February 07, 2010
“What are little boys made of? Frogs and snails, and puppy- dogs tails.
“What are little girls made of? Sugar and spice and all things nice.”
What Mother Goose could never have expected hundreds of years ago – leaving aside her conformist cockle shells and quite contrary Marys – is the parlous times girls have lived through even though feminism is a household word and girls now have more opportunities than their female forebears.
Girls’ worlds are now so distinct and thorny that academics involved in women’s studies or gender research are turning their minds to girls and their cultures.
In 2008, McGill University launched what appears to be the first international journal devoted to that group, Girlhood Studies: An Interdisciplinary Journal. The journal, now in its third volume, examines sexuality, violence, education and other topics, in both developed and undeveloped countries.
It is extremely academic, not a how-to for moms. The periodical considers social forces that hit young girls in the 1970s and ’80s. Girls were expected to conform to society’s changing expectations, like sexy little maids all in a row.

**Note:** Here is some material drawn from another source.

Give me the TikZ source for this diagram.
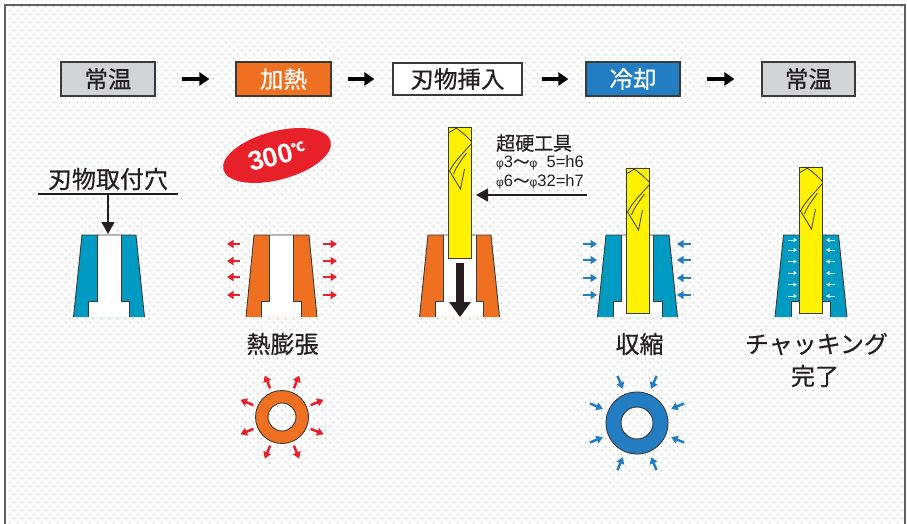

In the 1990s, social websites began to alter notions about how girls were supposed to behave and look: hence the Britney Spears’ influence of T-shirts flaunting the midriff. There were still heroes such as Nancy Drew, and the magazine Seventeen, which had been around since the 1940s. However, that fashion bible is now being read by girls of 10 and 11.
The larger culture directed at girls and teenagers was defined by TV shows such as Beverly Hills 90210 and movies such as Mean Girls and Thirteen. Not uplifting role models. Or liberated to any extent.

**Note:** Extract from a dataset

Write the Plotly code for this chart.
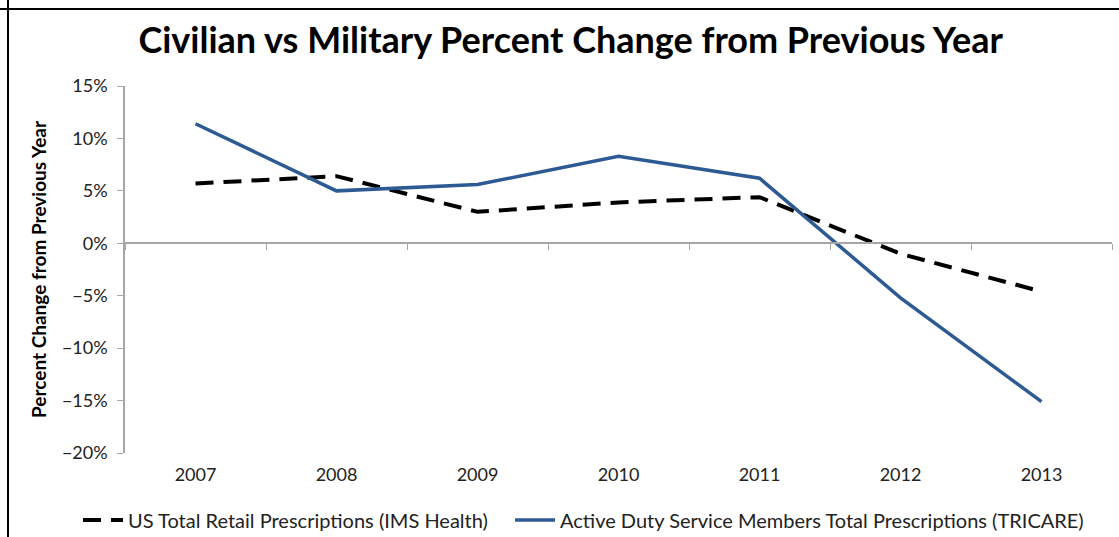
import plotly.graph_objects as go

years = ["2007", "2008", "2009", "2010", "2011", "2012", "2013"]
ims_health = [0.057, 0.064, 0.030, 0.039, 0.044, -0.010, -0.046]
tricare = [0.114, 0.050, 0.056, 0.083, 0.062, -0.052, -0.151]
y_ticks = [-0.20, -0.15, -0.10, -0.05, 0.0, 0.05, 0.10, 0.15]
y_tick_labels = ["\u221220%", "\u221215%", "\u221210%", "\u22125%", "0%", "5%", "10%", "15%"]

FONT = "Lato"
W, H = 1119, 537
fig = go.Figure()
fig.add_trace(go.Scatter(
    x=years, y=ims_health, mode="lines",
    name="US Total Retail Prescriptions (IMS Health)",
    line=dict(color="black", width=4, dash="18px,10px"), legend="legend",
))
fig.add_trace(go.Scatter(
    x=years, y=tricare, mode="lines",
    name="Active Duty Service Members Total Prescriptions (TRICARE)",
    line=dict(color="#2d5a92", width=3.5), legend="legend2",
))
# invisible trace to host the zero-line axis
fig.add_trace(go.Scatter(x=years, y=[0] * len(years), xaxis="x2", mode="lines",
                         line=dict(width=0), showlegend=False, hoverinfo="skip"))

y_min, y_max = -0.20, 0.15
zero_pos = (0 - y_min) / (y_max - y_min)

legend_common = dict(orientation="h", xref="container", yref="container",
                     xanchor="left", yanchor="middle", y=(H - 520) / H,
                     font=dict(size=20, color="#222222"), itemwidth=40,
                     bgcolor="rgba(0,0,0,0)")

fig.update_layout(
    width=W, height=H,
    margin=dict(l=125, r=7, t=86, b=84, autoexpand=False),
    paper_bgcolor="white", plot_bgcolor="white",
    font=dict(family=FONT, color="#222222", size=18),
    title=dict(text="<b>Civilian vs Military Percent Change from Previous Year</b>",
               x=0.51, xanchor="center", y=0.925, yanchor="middle",
               font=dict(size=36, color="black", family=FONT)),
    xaxis=dict(type="category", categoryorder="array", categoryarray=years,
               range=[-0.5, 6.5], showline=False, showgrid=False, ticks="",
               zeroline=False, tickfont=dict(size=18, color="#222222"),
               ticklabelstandoff=9),
    xaxis2=dict(type="category", categoryorder="array", categoryarray=years,
                range=[-0.5, 6.5], overlaying="x", anchor="free", position=zero_pos,
                showline=True, linecolor="#a6a6a6", linewidth=1.5,
                ticks="outside", tickson="boundaries", ticklen=6, tickcolor="#a6a6a6",
                showticklabels=False, showgrid=False, zeroline=False),
    yaxis=dict(range=[y_min, y_max], tickvals=y_ticks, ticktext=y_tick_labels,
               showline=True, linecolor="#a6a6a6", linewidth=1.5,
               ticks="outside", ticklen=6, tickcolor="#a6a6a6",
               showgrid=False, zeroline=False, tickfont=dict(size=18, color="#222222"),
               ticklabelstandoff=6,
               title=dict(text="<b>Percent Change from Previous Year</b>",
                          font=dict(size=19, color="black"), standoff=10)),
    legend=dict(**legend_common, x=78 / W),
    legend2=dict(**legend_common, x=510 / W),
    shapes=[
        dict(type="line", xref="paper", yref="paper", x0=-117/987, x1=-117/987,
             y0=-0.3, y1=1.5, line=dict(color="black", width=2)),
        dict(type="line", xref="paper", yref="paper", x0=-0.2, x1=1.1,
             y0=1 + 77/367, y1=1 + 77/367, line=dict(color="black", width=2)),
    ],
)

fig.write_html("out.html")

The McGill journal was conceived in 2002 when three Montreal-based academics were in London for a conference on young feminism. The three were inspired by what they heard about girlhood to start the journal, and they invited experts in literature, history, advertising, etc., to contribute – as well as girls themselves, who provide some of the photographs.

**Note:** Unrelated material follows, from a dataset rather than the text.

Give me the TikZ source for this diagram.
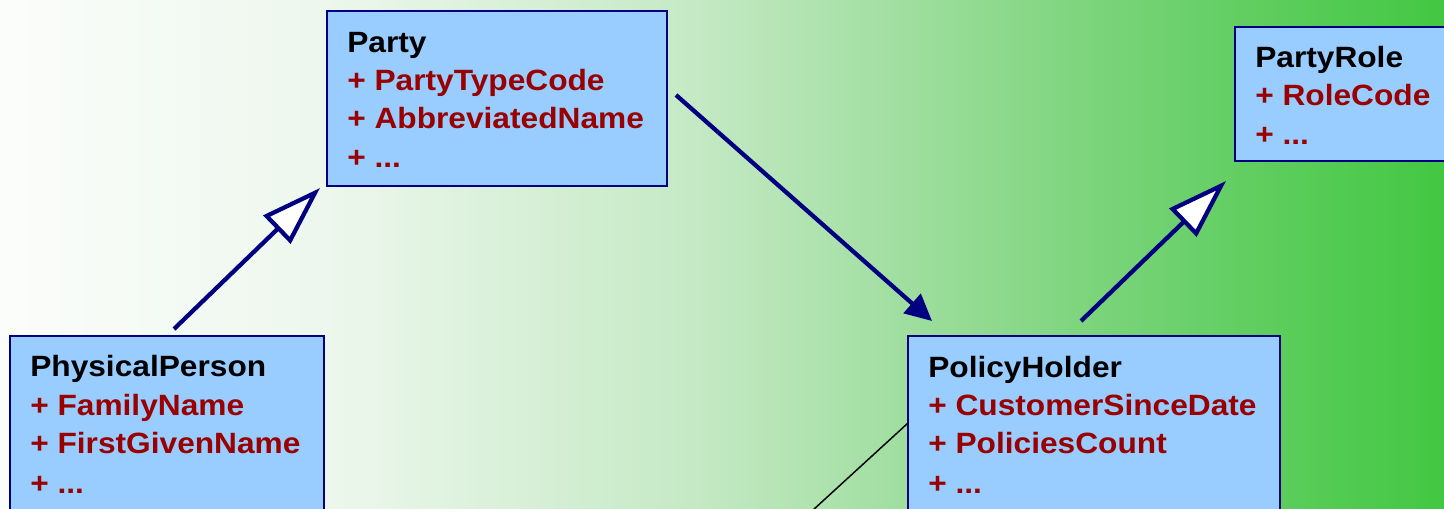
\documentclass[tikz,border=0pt]{standalone}
\usepackage{fontspec}
\newfontfamily\umlfont{Liberation Sans}[FakeStretch=1.08]
\usetikzlibrary{arrows.meta}
\definecolor{boxfill}{HTML}{99CCFF}
\definecolor{navyline}{HTML}{000080}
\definecolor{attrred}{HTML}{990000}
\definecolor{g0}{HTML}{FBFDFB}
\definecolor{g1}{HTML}{EDF7ED}
\definecolor{g2}{HTML}{C4E9C4}
\definecolor{g3}{HTML}{A0DEA0}
\definecolor{g4}{HTML}{7AD47A}
\definecolor{g5}{HTML}{58CC58}
\definecolor{g6}{HTML}{42C842}
\pgfdeclarehorizontalshading{bgshade}{100bp}{color(0bp)=(g0); color(25bp)=(g0); color(36.4bp)=(g1); color(49.2bp)=(g2); color(56.2bp)=(g3); color(63.1bp)=(g4); color(70bp)=(g5); color(75bp)=(g6); color(100bp)=(g6)}
\tikzset{
  umlbox/.style={draw=navyline, line width=1.5pt, fill=boxfill, anchor=north west, inner sep=0pt, outer sep=0pt},
  titletext/.style={anchor=base west, inner sep=0pt, font=\umlfont\bfseries\fontsize{22pt}{26pt}\selectfont, text=black},
  attrtext/.style={titletext, text=attrred},
  inherit/.style={draw=navyline, line width=3.2pt, -{Triangle[length=45pt, width=29pt, fill=white]}},
  assoc/.style={draw=navyline, line width=3.2pt, -{Triangle[length=20pt, width=19pt]}},
  thinlink/.style={draw=black, line width=1.1pt}
}
\begin{document}
\begin{tikzpicture}[x=0.75pt,y=-0.75pt]
\useasboundingbox (0,0) rectangle (1444,508);
\clip (0,0) rectangle (1444,508);
\shade[shading=bgshade] (0,0) rectangle (1444,508);
% boxes
\node[umlbox, minimum width=255pt, minimum height=131.25pt] (party) at (327,11) {};
\node[umlbox, minimum width=168.75pt, minimum height=100.5pt] (partyrole) at (1235,27) {};
\node[umlbox, minimum width=235.5pt, minimum height=138pt] (physical) at (10,336) {};
\node[umlbox, minimum width=279pt, minimum height=138pt] (holder) at (908,336) {};
% Party text
\node[titletext] (p1) at (347,52) {Party};
\node[attrtext] (p2) at (347,90) {+ PartyTypeCode};
\node[attrtext] (p3) at (347,128.5) {+ AbbreviatedName};
\node[attrtext] (p4) at (347,167) {+ ...};
% PartyRole text
\node[titletext] (r1) at (1255,67) {PartyRole};
\node[attrtext] (r2) at (1255,105) {+ RoleCode};
\node[attrtext] (r3) at (1255,144) {+ ...};
% PhysicalPerson text
\node[titletext] (f1) at (30,376) {PhysicalPerson};
\node[attrtext] (f2) at (30,415) {+ FamilyName};
\node[attrtext] (f3) at (30,453) {+ FirstGivenName};
\node[attrtext] (f4) at (30,493) {+ ...};
% PolicyHolder text
\node[titletext] (h1) at (928,377) {PolicyHolder};
\node[attrtext] (h2) at (928,415) {+ CustomerSinceDate};
\node[attrtext] (h3) at (928,453) {+ PoliciesCount};
\node[attrtext] (h4) at (928,493) {+ ...};
% connector ends
\coordinate (physStart) at (174,329);
\coordinate (partyTip) at (320,188);
\coordinate (partyOut) at (676,95);
\coordinate (holderIn) at (932,321);
\coordinate (holderOut) at (1081,321);
\coordinate (roleTip) at (1226,181);
\coordinate (holderLeft) at (908,423);
\coordinate (linkEnd) at (801,521);
% connectors
\draw[inherit] (physStart) -- (partyTip);
\draw[assoc] (partyOut) -- (holderIn);
\draw[inherit] (holderOut) -- (roleTip);
\draw[thinlink] (holderLeft) -- (linkEnd);
\end{tikzpicture}
\end{document}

“In the late 1990s girls’ studies and girl culture were labels which hadn’t yet been placed,” says Jacqueline Reid-Walsh, one of the three journal creators.
Reid-Walsh, who’s now at Penn State University, drew some of her inspiration from being the mother of a young girl in the late 1980s and “looking at the world around her.”
She explored part of this in a paper that countered some feminist orthodoxy, “Thank You, Barbie,” with colleague Claudia Mitchell. It looked at how the doll can be seen beyond its hourglass figure and perfect relations with Ken to be an exemplar of someone who questions about women’s place in society.
“Each successive version of Barbie brings with it new contradictions … What does it mean that Barbie addresses eating disorders and makes it possible for a daycare centre to be enlarged?” the writers asked.
Here, at York University, Cheryl van Daalen-Smith of the School of Nursing is planning a forum on March 15 to gather experts on girls and girls themselves to discuss starting another journal and perhaps a future conference.
“This is long overdue,” says van Daalen-Smith, also an associate professor in women’s studies and children’s studies.
“Psychologists were the first to really talk about the journey of girls,” she says. Girls “were so much more at risk for depression and weight issues.”
Working as a public health nurse 20 years ago gave van Daalen-Smith access to girls and allowed her to hear their concerns.
“Violence is the No. 1 issue and I define that broadly to include the way women are viewed and treated. Girls are frequently called ‘slut, whore and fat bitch.’ ” They are objectified at a younger age as they enter puberty earlier. They are dealing with enormous pressures to have sex: at a party if you wear a certain bracelet or a certain colour lipstick it means you’re willing to have oral sex, van Daalen-Smith explains.
As a public health nurse van Daalen-Smith learned that many girls felt “unappreciated, devalued, dismissed and judged.” She adds: “Girls told me they learned to live as chameleons, constantly adapting, based on appearances or how they thought they were expected to be.”
She learned some of this as she spent two years travelling across Canada speaking to 65 girls about their lives and interests.
As the mother of a daughter, I find this relevant and touching. And I am grateful my daughter, who had tough moments in teenhood, had so many good role models, not only teachers or adults she met but TV shows such as Road to Avonlea. It focused on feisty Sara Stanley and made the children’s characters as important as the adult ones.
But the show my daughter watched again and again via DVD into early adulthood was Golden Girls, headed by Bea Arthur, who had earlier played television’s first feminist, Maude. Golden Girls was about a group of divorced, retired women living in Florida.
“It’s about girls being together and it doesn’t matter whether they are 70 or 17,” my daughter says. “It’s about four different women who had different world views and different talents and but they came together and muddled along together. It’s about friends.”
The importance of friends. I hope the new girlhood studies can look at positive influences like that, too, the wisdom of Carole King who once sang: “You’ve got a friend.”